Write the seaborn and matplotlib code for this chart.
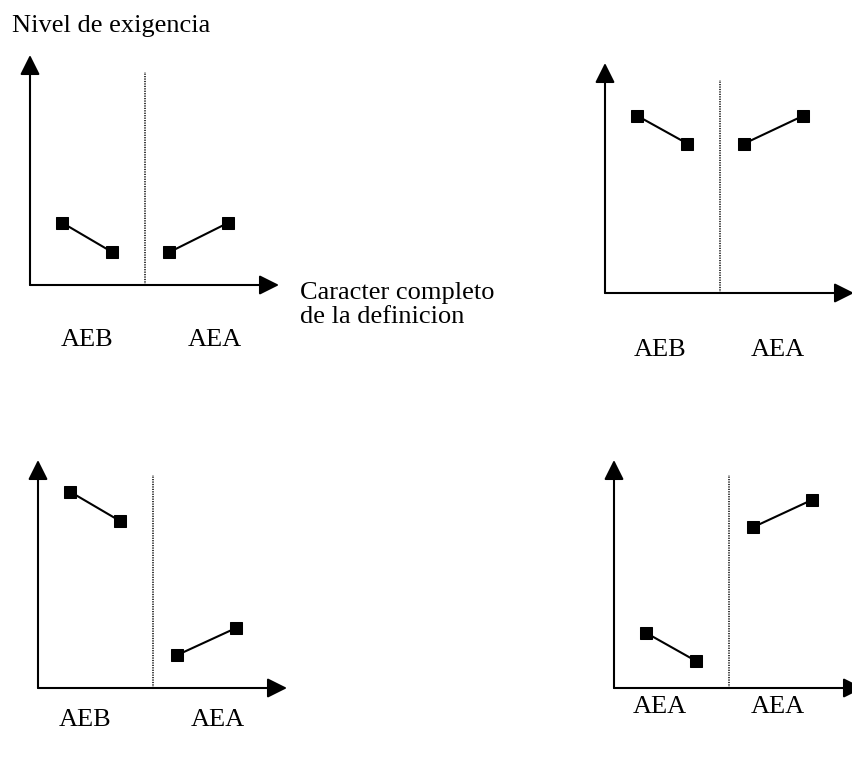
import matplotlib.pyplot as plt
import seaborn as sns
import pandas as pd

sns.set_theme(style="white")
plt.rcParams['font.family'] = ['Liberation Serif', 'DejaVu Serif']
plt.rcParams['text.color'] = 'black'

# data
x_pos = [1.3, 3.3, 5.6, 7.95]
segments = ["izq", "izq", "der", "der"]
panel1_y = [2.7, 1.43, 1.43, 2.7]
panel2_y = [7.7, 6.5, 6.5, 7.7]
panel3_y = [8.6, 7.32, 1.45, 2.63]
panel4_y = [2.41, 1.18, 7.06, 8.25]
panel1_labels = ["AEB", "AEA"]
panel2_labels = ["AEB", "AEA"]
panel3_labels = ["AEB", "AEA"]
panel4_labels = ["AEA", "AEA"]
divider_x = 4.62
y_title = "Nivel de exigencia"
x_title = ["Caracter completo", "de la definicion"]

W, H = 852, 758
fig = plt.figure(figsize=(W / 100, H / 100), dpi=100)

# layout in pixels: origin x, origin y, height, label y, label x centres, divider top
panels = [
    (panel1_y, panel1_labels, 30, 285, 230, 340, (87, 215), 0.926),
    (panel2_y, panel2_labels, 605, 293, 230, 350, (660, 778), 0.926),
    (panel3_y, panel3_labels, 38, 688, 228, 720, (85, 218), 0.934),
    (panel4_y, panel4_labels, 614, 688, 228, 707, (660, 778), 0.934),
]
axw = 249

for yv, labels, ox, oy, h, ly, lxs, dtop in panels:
    ax = fig.add_axes([ox / W, 1 - oy / H, axw / W, h / H])
    df = pd.DataFrame({"x": x_pos, "y": yv, "seg": segments})
    sns.lineplot(data=df, x="x", y="y", units="seg", estimator=None,
                 marker="s", color="black", markersize=8, markeredgecolor="black",
                 linewidth=1.5, legend=False, ax=ax)
    ax.axvline(divider_x, ymin=0, ymax=dtop, color="black", lw=1.1,
               linestyle=(0, (0.8, 0.8)))
    ax.set_xlim(0, 10)
    ax.set_ylim(0, 10)
    ax.set_axis_off()
    arrow = dict(arrowstyle="-|>,head_length=1.0,head_width=0.5", color="black",
                 lw=1.5, shrinkA=0, shrinkB=0)
    ax.annotate("", xy=(1, 0), xytext=(0, 0), xycoords="axes fraction",
                textcoords="axes fraction", arrowprops=arrow, annotation_clip=False)
    ax.annotate("", xy=(0, 1), xytext=(0, 0), xycoords="axes fraction",
                textcoords="axes fraction", arrowprops=arrow, annotation_clip=False)
    for lab, lx in zip(labels, lxs):
        fig.text(lx / W, 1 - ly / H, lab, ha="center", va="center", fontsize=19)

fig.text(12 / W, 1 - 32 / H, y_title, ha="left", va="baseline", fontsize=19)
for line, by in zip(x_title, (299, 323)):
    fig.text(300 / W, 1 - by / H, line, ha="left", va="baseline", fontsize=19)

fig.savefig("out.png", dpi=100, facecolor="white")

┄┄┄┄┄┄┄┄┄┄┄┄┄┄┄┄┄┄┄┄

→ AIM: Begin at the first line of the material and copy each line exactly through the one containing "plt.rcParams['text.color'] = 'black'". Omit pictures.

→ WRITTEN ANSWER:
Write the seaborn and matplotlib code for this chart.
import matplotlib.pyplot as plt
import seaborn as sns
import pandas as pd

sns.set_theme(style="white")
plt.rcParams['font.family'] = ['Liberation Serif', 'DejaVu Serif']
plt.rcParams['text.color'] = 'black'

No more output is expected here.